Complaint or Conversation?

Do you use the term ‘complaint’ when you make contact with a company after receiving a product or service that you find unsatisfactory? For many of us, as customers, we don’t define this as a complaint – we just see it as part of the service we receive from a company. We want to have a conversation to share feedback, and we expect the person we speak with to represent the brand, take ownership of the situation and resolve it for us.

So, why are so many companies driving customers through a complaint process and creating dedicated teams to handle customers who just want a service conversation?

The anatomy of a complaint

Data suggests that, nine times out of ten, we will continue doing business with a company even after they mess up – but only if they completely fix the incident on the first try.

Great! But do companies have the conversational ability to speak to you on your own terms in order to make it right first time? Or are they still insisting on imposing their rules on how you and your issue (or complaint) is categorised and responded to?

What is a complaint, anyway? Is it when a company has to defend themselves after being told by you that they have done something bad? No. Is it when you have a grievance and you tell them you are unhappy? No. Is it when you, as a rational human being, wake up one day and decide to call them and be rude to them? No.

A complaint is just a conversation. One between you and the company.
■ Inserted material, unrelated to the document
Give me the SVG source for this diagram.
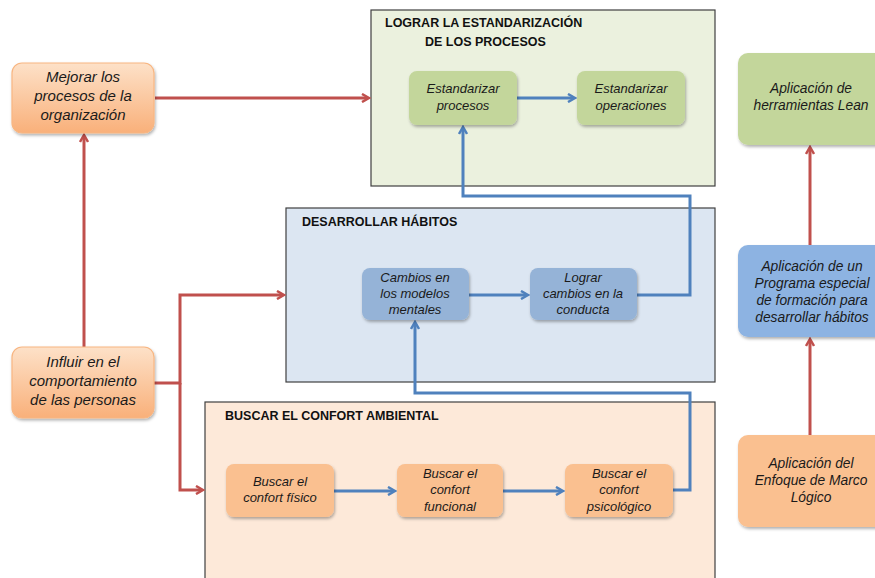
<svg xmlns="http://www.w3.org/2000/svg" width="875" height="578" viewBox="0 0 875 578">
<style>
.cont{stroke:#404040;stroke-width:1.2}
.title{font-family:"Liberation Sans",Arial,sans-serif;font-weight:bold;font-size:12.5px;fill:#111}
.t{font-family:"Liberation Sans",Arial,sans-serif;font-style:italic;font-size:13px;fill:#1a1a1a;text-anchor:middle}
.tr{font-family:"Liberation Sans",Arial,sans-serif;font-style:italic;font-size:13.8px;fill:#1a1a1a;text-anchor:middle}
.tb{font-family:"Liberation Sans",Arial,sans-serif;font-style:italic;font-size:15px;fill:#1a1a1a;text-anchor:middle}
.red{stroke:#c0504d;stroke-width:3;fill:none}
.blue{stroke:#4f81bd;stroke-width:3;fill:none}
.green{fill:#c3d69b}
.lblue{fill:#95b3d7}
.orange{fill:#fac090}
.mblue{fill:#8db3e2}
</style>
<defs>
<linearGradient id="og" x1="0" y1="0" x2="0" y2="1">
<stop offset="0" stop-color="#fde1c8"/>
<stop offset="1" stop-color="#f9b07a"/>
</linearGradient>
<filter id="sh" x="-10%" y="-10%" width="130%" height="140%">
<feDropShadow dx="1" dy="2" stdDeviation="1.5" flood-color="#000" flood-opacity="0.3"/>
</filter>
<marker id="ar" markerWidth="10" markerHeight="10" refX="7" refY="5" orient="auto" markerUnits="userSpaceOnUse" viewBox="0 0 10 10">
<path d="M1,1 L8,5 L1,9" fill="none" stroke="#c0504d" stroke-width="2.5"/>
</marker>
<marker id="ab" markerWidth="10" markerHeight="10" refX="7" refY="5" orient="auto" markerUnits="userSpaceOnUse" viewBox="0 0 10 10">
<path d="M1,1 L8,5 L1,9" fill="none" stroke="#4f81bd" stroke-width="2.5"/>
</marker>
</defs>
<rect width="875" height="578" fill="#fff"/>

<g id="cont-logrando">
<rect class="cont" x="371" y="10" width="344" height="176" fill="#ebf1de"/>
<text class="title" x="385" y="27">LOGRAR LA ESTANDARIZACIÓN</text>
<text class="title" x="425" y="46">DE LOS PROCESOS</text>
</g>
<g id="cont-habitos">
<rect class="cont" x="286" y="208" width="429" height="174" fill="#dce6f2"/>
<text class="title" x="302" y="226">DESARROLLAR HÁBITOS</text>
</g>
<g id="cont-confort">
<rect class="cont" x="205" y="402" width="510" height="185" fill="#fde9d9"/>
<text class="title" x="225" y="420">BUSCAR EL CONFORT AMBIENTAL</text>
</g>

<g id="connectors">
<path class="red" d="M155,98 H368" marker-end="url(#ar)"/>
<path class="red" d="M84,347 V136" marker-end="url(#ar)"/>
<path class="red" d="M154,383 H180 V295 H283" marker-end="url(#ar)"/>
<path class="red" d="M180,383 V490 H202" marker-end="url(#ar)"/>
<path class="red" d="M810,245 V148" marker-end="url(#ar)"/>
<path class="red" d="M810,435 V340" marker-end="url(#ar)"/>
<path class="blue" d="M517,98 H574" marker-end="url(#ab)"/>
<path class="blue" d="M469,295 H527" marker-end="url(#ab)"/>
<path class="blue" d="M637,295 H690 V196 H463 V128" marker-end="url(#ab)"/>
<path class="blue" d="M334,491 H394" marker-end="url(#ab)"/>
<path class="blue" d="M503,491 H562" marker-end="url(#ab)"/>
<path class="blue" d="M673,490 H690 V393 H415 V323" marker-end="url(#ab)"/>
</g>

<g id="mejorar">
<rect x="12" y="63" width="142" height="70" rx="10" fill="url(#og)" stroke="#f8b682" stroke-width="1.2" filter="url(#sh)"/>
<text class="tb" x="83" y="82">Mejorar los</text>
<text class="tb" x="83" y="101">procesos de la</text>
<text class="tb" x="83" y="120">organización</text>
</g>
<g id="influir">
<rect x="12" y="347" width="142" height="71" rx="10" fill="url(#og)" stroke="#f8b682" stroke-width="1.2" filter="url(#sh)"/>
<text class="tb" x="83" y="367">Influir en el</text>
<text class="tb" x="83" y="386">comportamiento</text>
<text class="tb" x="83" y="405">de las personas</text>
</g>

<g id="est-procesos">
<rect class="green" x="409" y="71" width="108" height="54" rx="8" filter="url(#sh)"/>
<text class="t" x="463" y="93">Estandarizar</text>
<text class="t" x="463" y="110">procesos</text>
</g>
<g id="est-operaciones">
<rect class="green" x="577" y="71" width="108" height="54" rx="8" filter="url(#sh)"/>
<text class="t" x="631" y="93">Estandarizar</text>
<text class="t" x="631" y="110">operaciones</text>
</g>

<g id="cambios">
<rect class="lblue" x="362" y="268" width="107" height="52" rx="8" filter="url(#sh)"/>
<text class="t" x="415" y="282">Cambios en</text>
<text class="t" x="415" y="298">los modelos</text>
<text class="t" x="415" y="314">mentales</text>
</g>
<g id="lograr">
<rect class="lblue" x="530" y="268" width="107" height="52" rx="8" filter="url(#sh)"/>
<text class="t" x="583" y="282">Lograr</text>
<text class="t" x="583" y="298">cambios en la</text>
<text class="t" x="583" y="314">conducta</text>
</g>

<g id="fisico">
<rect class="orange" x="226" y="464" width="108" height="53" rx="8" filter="url(#sh)"/>
<text class="t" x="280" y="486">Buscar el</text>
<text class="t" x="280" y="502">confort físico</text>
</g>
<g id="funcional">
<rect class="orange" x="397" y="464" width="106" height="53" rx="8" filter="url(#sh)"/>
<text class="t" x="450" y="478">Buscar el</text>
<text class="t" x="450" y="494">confort</text>
<text class="t" x="450" y="511">funcional</text>
</g>
<g id="psicologico">
<rect class="orange" x="565" y="464" width="108" height="53" rx="8" filter="url(#sh)"/>
<text class="t" x="619" y="478">Buscar el</text>
<text class="t" x="619" y="494">confort</text>
<text class="t" x="619" y="511">psicológico</text>
</g>

<g id="lean">
<rect class="green" x="738" y="53" width="150" height="92" rx="10" filter="url(#sh)"/>
<text class="tr" x="811" y="93">Aplicación de</text>
<text class="tr" x="811" y="110">herramientas Lean</text>
</g>
<g id="programa">
<rect class="mblue" x="738" y="245" width="150" height="92" rx="10" filter="url(#sh)"/>
<text class="tr" x="812" y="271">Aplicación de un</text>
<text class="tr" x="812" y="288">Programa especial</text>
<text class="tr" x="812" y="305">de formación para</text>
<text class="tr" x="812" y="322">desarrollar hábitos</text>
</g>
<g id="marco">
<rect class="orange" x="738" y="435" width="150" height="92" rx="10" filter="url(#sh)"/>
<text class="tr" x="811" y="468">Aplicación del</text>
<text class="tr" x="811" y="485">Enfoque de Marco</text>
<text class="tr" x="811" y="502">Lógico</text>
</g>
</svg>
An opportunity for them to learn about you and what makes you tick, and how they can be an even better business. An opportunity to make good on all those promises of fantastic service.

Are they prepared to have a conversation? Or are they just trying to buy off your customer rights with money instead of understanding?

Are they the ones telling you that you are making a complaint? Or are they listening to what service you need from your relationship right now?

If they make the right moves, it can remain a simple request for service: if they really listen, talk to you in the right way at the right time, and don’t tell you that you are making a complaint. This potential volcano of fury can be made happy and trusting with a true resolution that didn’t involve either of you invoking the word ‘complaint’.

The art of conversation

So how can companies do this? Simply by giving their people the tools to master the art of conversation.

We believe this art comes from owning the situation. Being less fearful of differing conversational approaches. Having permission to dig a little deeper into the real, human moment-to-moment service needs, instead of being wary of ‘complaints’ as they are traditionally understood.

As a customer, we just want you to talk to us. Have a relationship. Support us. Even if it is only once every five years when we need you to be truly, breathtakingly brilliant.